By Neal St. Anthony Star Tribune (Minneapolis)
WWR Article Summary (tl;dr) "Relan" is part of the growing "reuse, repair and rental" movement in Minnesota. The economic sector has grown rapidly in recent years to nearly $10 billion in sales. The company gets vinyl banners and signs from businesses for free. Workers then clean, cut and refabricate the materials into products such as bags, coolers, cardholders and even surfboard covers.
Della Simpson and Kari Brizius are a mother-daughter duo who long dreamed of building a business around their passion for the environment and health.
Brizius, 38, graduated from West Point in environmental engineering and then spent eight years in the Army, including a tour in Iraq.
She was working for a North Carolina-based modular-building company when she and Simpson started thinking about joining forces. Simpson was selling equipment to the food service industry.
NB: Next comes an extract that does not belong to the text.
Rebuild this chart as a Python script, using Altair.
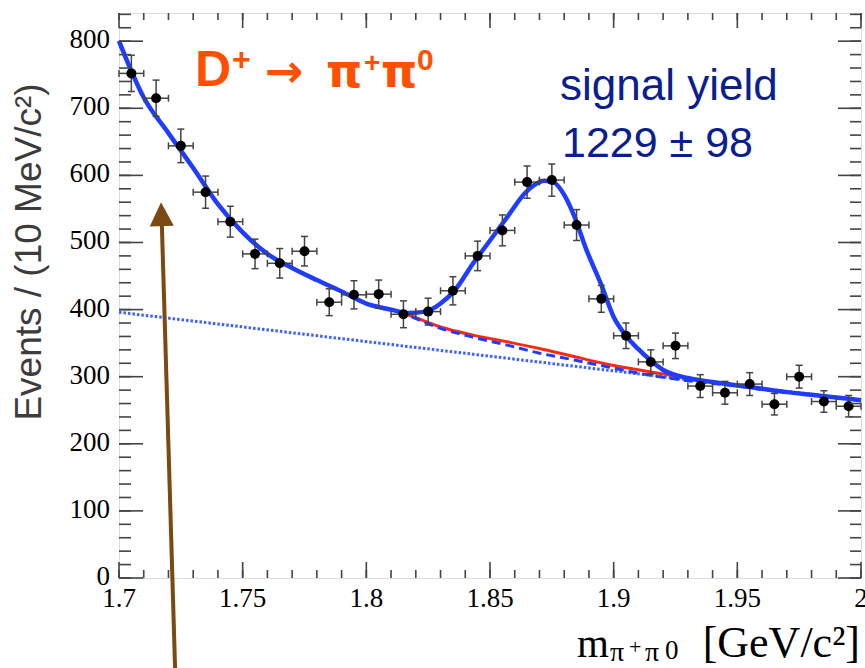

Neither was thrilled with her day job.
And in 2011, they took a deep breath and bought a near-dormant company that made a few products out of discarded vinyl banners.
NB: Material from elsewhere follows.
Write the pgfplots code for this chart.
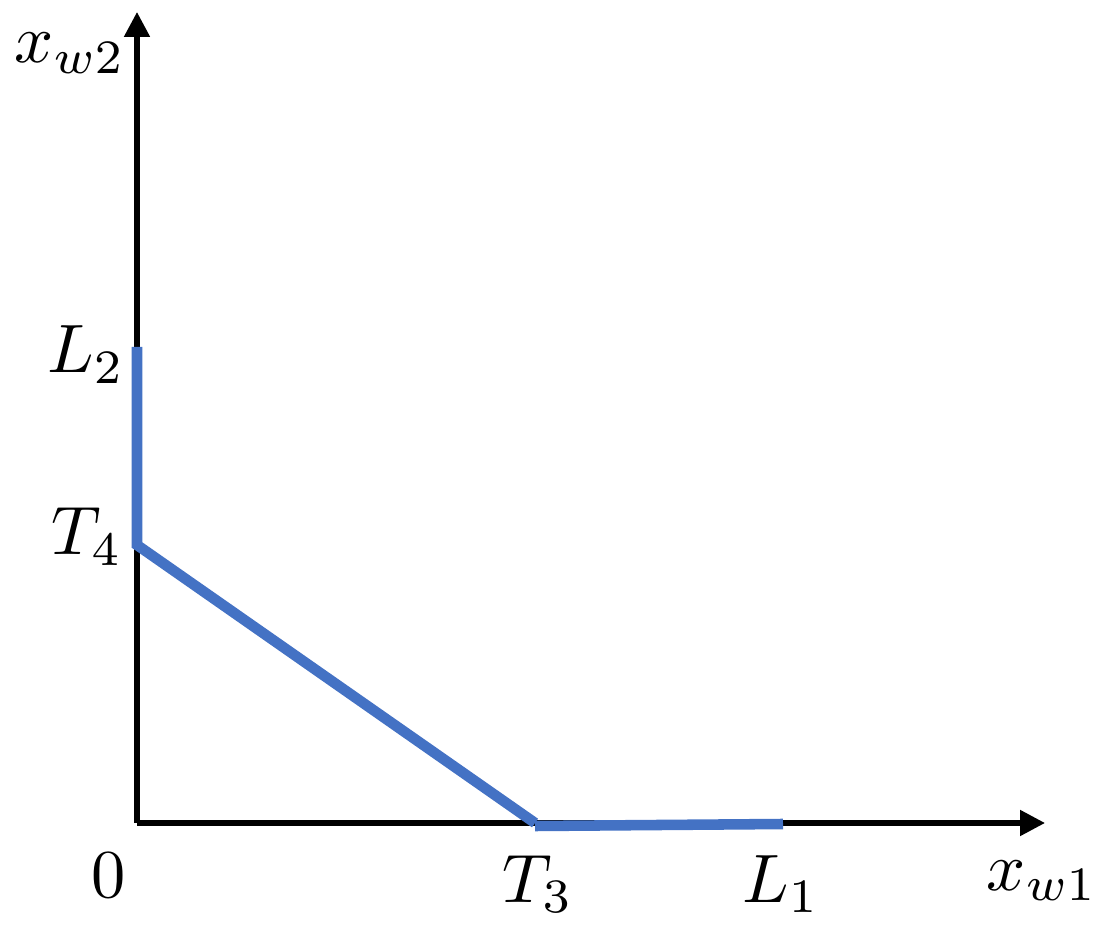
\documentclass[border=0pt]{standalone}
\usepackage{graphicx}
\usepackage{pgfplots}
\pgfplotsset{compat=1.18}
\usetikzlibrary{arrows.meta}
\definecolor{lineblue}{HTML}{4472C4}
\tikzset{lab/.style={anchor=base, inner sep=0pt}}
\newcommand{\biglab}[1]{\scalebox{1.95}{$#1$}}
\begin{document}
\begin{tikzpicture}
\begin{axis}[
  scale only axis,
  width=9.08cm, height=8.11cm,
  xmin=0, xmax=908, ymin=0, ymax=811,
  enlargelimits=false,
  axis lines=left,
  axis line style={line width=1.45pt, -{Triangle[length=0.25cm,width=0.25cm]}},
  xtick=\empty, ytick=\empty,
  clip=false,
]
\path (axis cs:-137,-112) rectangle (axis cs:971,823);
\addplot[lineblue, line width=3pt, line cap=butt] coordinates {(0,476) (0,278) (398,0)};
\addplot[lineblue, line width=3pt, line cap=butt] coordinates {(398,-3) (646,-1)};
\node[lab] at (axis cs:-51,450) {\biglab{L_2}};
\node[lab] at (axis cs:-50,268) {\biglab{T_4}};
\node[lab] at (axis cs:-28,-74) {\biglab{0}};
\node[lab] at (axis cs:401,-79) {\biglab{T_3}};
\node[lab] at (axis cs:644,-79) {\biglab{L_1}};
\node[lab] at (axis cs:905,-67) {\biglab{x_{w1}}};
\node[lab] at (axis cs:-67,760) {\biglab{x_{w2}}};
\end{axis}
\end{tikzpicture}
\end{document}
"We wanted to do something in business that was good stewardship of our planet and that also fed our soul," Simpson said. "The only way we get out of this mess of garbage and unsustainable, consumptive living is to do something that's part of the circular economy."
The new owners of Relan (relangreen.com) invested an unspecified six-figure sum and went without salaries for three years.
They changed the old Relan business model and slowly started to attract clients.
This year, Relan, which is based outside the Twin Cities and contracts with corporations for old vinyl banners and turns them into a variety of products, will produce positive cash flow on about $250,000 in revenue. Next year, the owners predict a doubling of sales based on new and repeat orders. In addition to the owners and another employee, the growing company employs more than a dozen contract sewers from St. Paul.
Relan gets the vinyl banners and signs for free. Workers clean, cut and refabricate that into products such as bags, coolers, cardholders and even surfboard covers. The donor companies buy the finished products from Relan, often bearing their companies' names and logos, and sell them through company stores and websites or distribute them as gifts. The former company, instead of getting the clients to buy the products, struggled to find retail outlets. Simpson and Brizius literally get buy-in from their banner donors.
Relan's growing list of clients includes Land O'Lakes, United Airlines, the Minnesota Wild, the Minneapolis Institute of Art, the Smithsonian, the Getty and other museums, Target, Mini Cooper, Reef, Meet Minneapolis and the University of Minnesota.
Brizius, married and the mother of two, concedes that she was able to get through the early years when many small businesses fail, thanks to her husband's good job and benefits. Regardless, the timing proved right. Businesses, which generate an estimated 600,000 tons of vinyl stuff annually, are searching for ways to cut waste, save on their garbage bills and bolster claims they are "green."
"We help our partners deal with a waste stream that some of them didn't even see," Simpson said. "And we work with them to tell their story."
Alissa Thielman, marketing specialist with Land O'Lakes' Mazuri Exotic Animal Nutrition, which makes feed for zoo animals, among others, said the Relan relationship satisfies several corporate goals.
"It aligns with our conservation message, provides different gifts, such as iPad cases, business card holders, duffel bags, luggage tags that we give to retirees, or business partners and customers," Thielman said. "And we also like doing business with another Minnesota business that is owned by a veteran, and employs people with disabilities, and uses Hmong and other local women to do the sewing."
At Relan, CEO Simpson is the operations director and Brizius is the marketing and business development leader.
"It's been worth the sacrifice," Brizius said. "We bootstrapped everything and we had to invest in the business for a few years ... a lot of savings. We hope there will be a financial benefit in the future. I think it's important enough to make the sacrifices so far because we believe we're making a difference. We have a purpose and there's an environmental benefit."
Relan is part of a growing movement.
Minnesota's "reuse, repair and rental" economic sector has grown rapidly in recent years to nearly $10 billion in sales and about 78,000 related jobs, according to the Minnesota Pollution Control Agency. It also generated about $1.5 billion in taxes. It has doubled in size over several years.
The sector of several thousand companies ranges from thrift stores to used building material outlets, repurposed fabric makers, refurbished consumer electronics outlets and a business that overhauls tractors. Buying used or refurbished goods is economical for business and increasingly trendy for environmentally minded and cost-conscious consumers.
A trade group called ReuseMn.org has sprung up in recent years to help match consumers and businesses in the reuse and rental businesses.
Relan was a charter member. The group also includes TechDump, the electronics recycler and refurbisher that just opened a second retail store; Arc's Value Village and other thrift stores; and the used building-supplies arms of Habitat for Humanity and Building Better Futures, among others.
Even Tennant Co., the floor-cleaning manufacturer, has added a line of refurbished and used equipment.